┌─ Data shown
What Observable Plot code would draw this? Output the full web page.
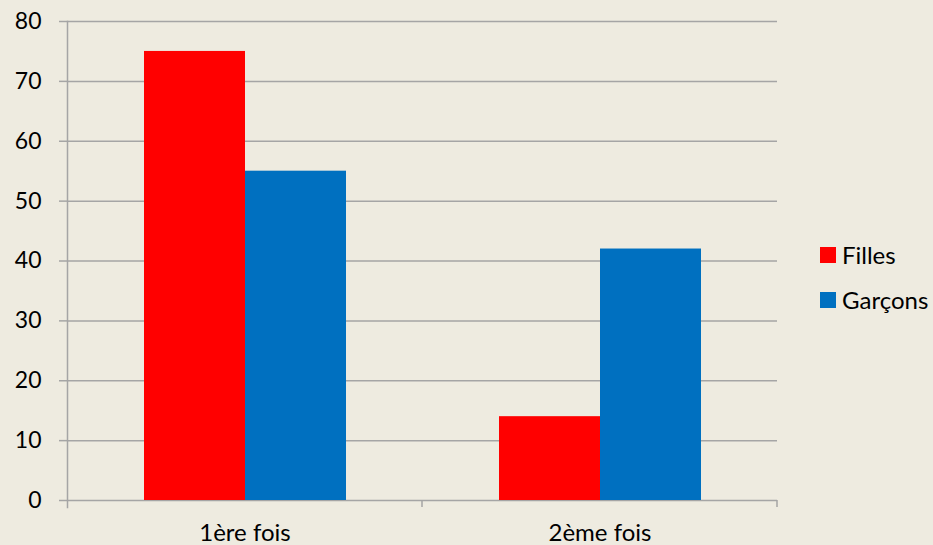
<!DOCTYPE html>
<html>
<head>
<meta charset="utf-8">
<script src="https://cdn.jsdelivr.net/npm/d3@7"></script>
<script src="https://cdn.jsdelivr.net/npm/@observablehq/plot@0.6"></script>
<style>
  html, body { margin: 0; padding: 0; background: #EEEBE0; }
  #wrap { position: relative; width: 933px; height: 545px; font-family: Lato, "Open Sans", sans-serif; }
  .leg { position: absolute; left: 820px; display: flex; align-items: center; font-size: 24px; color: #000; line-height: 1; }
  .sw { width: 16px; height: 16px; margin-right: 6px; display: inline-block; }
</style>
</head>
<body>
<div id="wrap"></div>
<script>
const categories = ["1ère fois", "2ème fois"];
const series = ["Filles", "Garçons"];
const filles = [75, 14];
const garcons = [55, 42];
const yTicks = [0, 10, 20, 30, 40, 50, 60, 70, 80];
const colors = ["#FF0000", "#0070C0"];

const data = categories.flatMap((c, i) => [
  {cat: c, serie: series[0], value: filles[i]},
  {cat: c, serie: series[1], value: garcons[i]}
]);

const gridColor = "#A5A5A5";

const plot = Plot.plot({
  width: 933,
  height: 545,
  marginLeft: 66,
  marginRight: 156,
  marginTop: 21,
  marginBottom: 45,
  style: {background: "#EEEBE0", fontFamily: "Lato, 'Open Sans', sans-serif", fontSize: "22px", color: "#000", overflow: "visible"},
  fx: {domain: categories, padding: 0, label: null},
  x: {domain: series, paddingInner: 0, paddingOuter: 0.75, axis: null},
  y: {domain: [0, 80], label: null},
  color: {domain: series, range: colors},
  marks: [
    Plot.gridY(yTicks, {stroke: gridColor, strokeOpacity: 1, strokeWidth: 1.5}),
    Plot.axisY(yTicks, {tickSize: 8, tickPadding: 18, stroke: gridColor, strokeWidth: 1.5, fill: "#000", fontSize: 23, label: null}),
    Plot.axisFx({anchor: "bottom", tickSize: 0, tickPadding: 23, fontSize: 24, fill: "#000", label: null}),
    Plot.barY(data, {fx: "cat", x: "serie", y: "value", fill: "serie"}),
    Plot.frame({anchor: "left", facetAnchor: "left", stroke: gridColor, strokeWidth: 1.5, insetBottom: -7})
  ]
});

// category boundary ticks below the baseline, positioned from the plot's scales
const fx = plot.scale("fx");
const ys = plot.scale("y");
const y0 = ys.apply(0);
const svg = d3.select(plot);
categories.forEach(c => {
  const xr = fx.apply(c) + fx.bandwidth;
  svg.append("line")
    .attr("x1", xr).attr("x2", xr)
    .attr("y1", y0).attr("y2", y0 + 7)
    .attr("stroke", gridColor).attr("stroke-width", 1.5);
});

const wrap = document.getElementById("wrap");
wrap.appendChild(plot);

// legend
const legendTops = [243, 288];
series.forEach((s, i) => {
  const d = document.createElement("div");
  d.className = "leg";
  d.style.top = legendTops[i] + "px";
  const sw = document.createElement("span");
  sw.className = "sw";
  sw.style.background = colors[i];
  d.appendChild(sw);
  const t = document.createElement("span");
  t.textContent = s;
  d.appendChild(t);
  wrap.appendChild(d);
});
</script>
</body>
</html>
└─
_To be done:_
Transcribe the material exactly, leaving every picture out.

_Solution to this problem:_
What Observable Plot code would draw this? Output the full web page.
<!DOCTYPE html>
<html>
<head>
<meta charset="utf-8">
<script src="https://cdn.jsdelivr.net/npm/d3@7"></script>
<script src="https://cdn.jsdelivr.net/npm/@observablehq/plot@0.6"></script>
<style>
  html, body { margin: 0; padding: 0; background: #EEEBE0; }
  #wrap { position: relative; width: 933px; height: 545px; font-family: Lato, "Open Sans", sans-serif; }
  .leg { position: absolute; left: 820px; display: flex; align-items: center; font-size: 24px; color: #000; line-height: 1; }
  .sw { width: 16px; height: 16px; margin-right: 6px; display: inline-block; }
</style>
</head>
<body>
<div id="wrap"></div>
<script>
const categories = ["1ère fois", "2ème fois"];
const series = ["Filles", "Garçons"];
const filles = [75, 14];
const garcons = [55, 42];
const yTicks = [0, 10, 20, 30, 40, 50, 60, 70, 80];
const colors = ["#FF0000", "#0070C0"];

const data = categories.flatMap((c, i) => [
  {cat: c, serie: series[0], value: filles[i]},
  {cat: c, serie: series[1], value: garcons[i]}
]);

const gridColor = "#A5A5A5";

const plot = Plot.plot({
  width: 933,
  height: 545,
  marginLeft: 66,
  marginRight: 156,
  marginTop: 21,
  marginBottom: 45,
  style: {background: "#EEEBE0", fontFamily: "Lato, 'Open Sans', sans-serif", fontSize: "22px", color: "#000", overflow: "visible"},
  fx: {domain: categories, padding: 0, label: null},
  x: {domain: series, paddingInner: 0, paddingOuter: 0.75, axis: null},
  y: {domain: [0, 80], label: null},
  color: {domain: series, range: colors},
  marks: [
    Plot.gridY(yTicks, {stroke: gridColor, strokeOpacity: 1, strokeWidth: 1.5}),
    Plot.axisY(yTicks, {tickSize: 8, tickPadding: 18, stroke: gridColor, strokeWidth: 1.5, fill: "#000", fontSize: 23, label: null}),
    Plot.axisFx({anchor: "bottom", tickSize: 0, tickPadding: 23, fontSize: 24, fill: "#000", label: null}),
    Plot.barY(data, {fx: "cat", x: "serie", y: "value", fill: "serie"}),
    Plot.frame({anchor: "left", facetAnchor: "left", stroke: gridColor, strokeWidth: 1.5, insetBottom: -7})
  ]
});

// category boundary ticks below the baseline, positioned from the plot's scales
const fx = plot.scale("fx");
const ys = plot.scale("y");
const y0 = ys.apply(0);
const svg = d3.select(plot);
categories.forEach(c => {
  const xr = fx.apply(c) + fx.bandwidth;
  svg.append("line")
    .attr("x1", xr).attr("x2", xr)
    .attr("y1", y0).attr("y2", y0 + 7)
    .attr("stroke", gridColor).attr("stroke-width", 1.5);
});

const wrap = document.getElementById("wrap");
wrap.appendChild(plot);

// legend
const legendTops = [243, 288];
series.forEach((s, i) => {
  const d = document.createElement("div");
  d.className = "leg";
  d.style.top = legendTops[i] + "px";
  const sw = document.createElement("span");
  sw.className = "sw";
  sw.style.background = colors[i];
  d.appendChild(sw);
  const t = document.createElement("span");
  t.textContent = s;
  d.appendChild(t);
  wrap.appendChild(d);
});
</script>
</body>
</html>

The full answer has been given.